YTC raises doubt about Children's Advocate report
Pringle's report calls YTC's response to child's needs "inadequate"
The Yorkton Tribal Council (YTC) is expressing doubt about some aspects of an investigation into the murder of a six-year-old foster boy.
The Saskatchewan Advocate for Children and Youth released a report Wednesday following his investigation into the death of Lee Bonneau. The young boy was murdered by a 10 year old on the Kahkewistahaw First Nation last August. That 10 year old was getting services from the Yorkton Tribal Council.
In Bob Pringle's report, he says the YTC’s response to concerns that were raised about the boy were “inadequate.” The report states the first documented contact between Derek’s family and the Yorkton Tribal Council Child and Family Services was November 2008. The report goes on to say that various red flags were not properly followed up on including three separate reports from the school asking the agency for help, a diagnosis of FASD, and an incident where Derek was implicated in killing a pregnant dog.
The report states that the agency conducted a home visit on March 8, 2013.
“This was the first documented instance throughout the four and a half years of Agency involvement where Derek was actually spoken to by an Agency staff member,” states the report.
The director of the YTC Child and Family Services tried calling the accuracy of that into question Wednesday during a news conference.
“I’m going to have to check that out,” said Raymond Shingoose. “We have to look at the accuracy of that statement in his report.”
Shingoose said he is unsure whether the Advocate took into account other service providers who may have met with Derek. Pringle calls that “nonsense.”
“I reject that because we interviewed every staff member who was involved who had a role with this family,” said Pringle Thursday morning to guest host Murray Wood on John Gormley Live.
Pringle went on to say he shared the report with those he interviewed.
“We gave them the report three weeks ago,” said Pringle. “We gave them the report to check out the facts, to give us feedback, to correct something they felt might have been out of context or wrong.”
Pringle says he met with Shingoose, representatives of the YTC Youth and Child Services board, and representatives of the Federation of Saskatchewan Indian Nations (FSIN) last week. He says no one raised concerns with the report.
The Minister of Social Services June Draude said yesterday she accepted the report and accepted the findings.
“We had the blessing of the chief, we had the blessing of the organization to come in and do a review,” said Pringle. “Then when I go out to Yorkton a week ago, I’m told by the FSIN that, ‘You’re an outsider. You don’t have any jurisdiction here. And we don’t have to talk to you and we’re not going to accept your report.’”
Pringle wouldn’t say on-air who specifically said that to him in the meeting, however, Pringle did say he’s offered to meet with the groups to go over the report again.
News Talk Radio has put in a request to speak to the FSIN to get its response.
In a statement released earlier Thursday, Vice Chief Kim Jonathan highlighted that while improvements are needed in our child wellfare system, cultural and jurisdictional need to be respected.

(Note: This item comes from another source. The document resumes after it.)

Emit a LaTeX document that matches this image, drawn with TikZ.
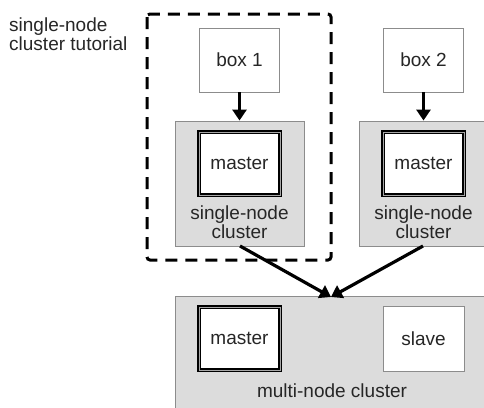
\documentclass[tikz,border=0pt]{standalone}
\usepackage{fontspec}
\setmainfont{Liberation Sans}
\usetikzlibrary{arrows.meta}
\definecolor{clustergray}{HTML}{DCDCDC}
\definecolor{edgegray}{HTML}{8C8C8C}
\tikzset{
BOX/.style ={draw=edgegray,fill=white,line width=0.9pt,minimum width=#1,minimum height=64pt,inner sep=0pt},
BOX/.default = 80pt,
CLUSTER/.style ={draw=edgegray,fill=clustergray,line width=0.9pt,minimum width=129pt,minimum height=125pt,inner sep=0pt},
MASTER/.style ={draw=black,fill=white,line width=1.9pt,double=gray!70,double distance=0.9pt,minimum width=81pt,minimum height=63pt,inner sep=0pt},
FLOW/.style ={draw=black,line width=3.2pt,-{Triangle[length=11pt,width=14pt]}},
FRAME/.style ={draw=black,line width=3pt,dash pattern=on 12pt off 8pt,rounded corners=3pt},
TEXT/.style ={text=black!85,font=\fontsize{19}{19}\selectfont,align=center,inner sep=0pt},
}
\begin{document}
\begin{tikzpicture}[x=1pt,y=-1pt]
	\useasboundingbox (0,0) rectangle (484,407);
	\clip (0,0) rectangle (484,407);
	\node[TEXT,align=left,anchor=north west] (tutorial) at (9,18) {single-node\\cluster tutorial};
	% single-node part
	\draw[FRAME] (147,14) rectangle (331,260);
	\node[BOX] (box1) at (239.5,60) {};
	\node[TEXT] at (box1) {box 1};
	\node[BOX] (box2) at (423.5,60) {};
	\node[TEXT] at (box2) {box 2};
	\node[CLUSTER] (single1) at (239.5,183.5) {};
	\node[CLUSTER] (single2) at (423.5,183.5) {};
	\node[MASTER] (master1) at (239.5,163.5) {};
	\node[TEXT] at (master1) {master};
	\node[MASTER] (master2) at (423.5,163.5) {};
	\node[TEXT] at (master2) {master};
	\node[TEXT] (label1) at (239.5,222.5) {single-node\\cluster};
	\node[TEXT] (label2) at (423.5,222.5) {single-node\\cluster};
	% multi-node part
	\node[CLUSTER,minimum width=330pt,minimum height=130pt] (multi) at (340,361) {};
	\node[MASTER] (master3) at (239.5,338.5) {};
	\node[TEXT] at (master3) {master};
	\node[BOX,minimum width=81pt,minimum height=65pt] (slave) at (423.5,338.5) {};
	\node[TEXT] at (slave) {slave};
	\node[TEXT] (label3) at (332,391) {multi-node cluster};
	\coordinate (join) at (331,297);
	\coordinate (out1) at (240,246);
	\coordinate (out2) at (423,246);
	\path[FLOW] (box1) -- (single1.north);
	\path[FLOW] (box2) -- (single2.north);
	\path[FLOW] (out1) -- (join);
	\path[FLOW] (out2) -- (join);
\end{tikzpicture}
\end{document}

The statement went on to cite the United Nations Declaration on the Rights of Indigenous Peoples reference to the rights of self-determination, including the rights of Indigenous children.
In a statement Thursday from Draude, the minister affirmed that the Advocate's role in this case is appropriate and neccessary.
“Our government firmly believes that the role of the Advocate for Children and Youth extends to all children and youth in Saskatchewan, regardless of their location.”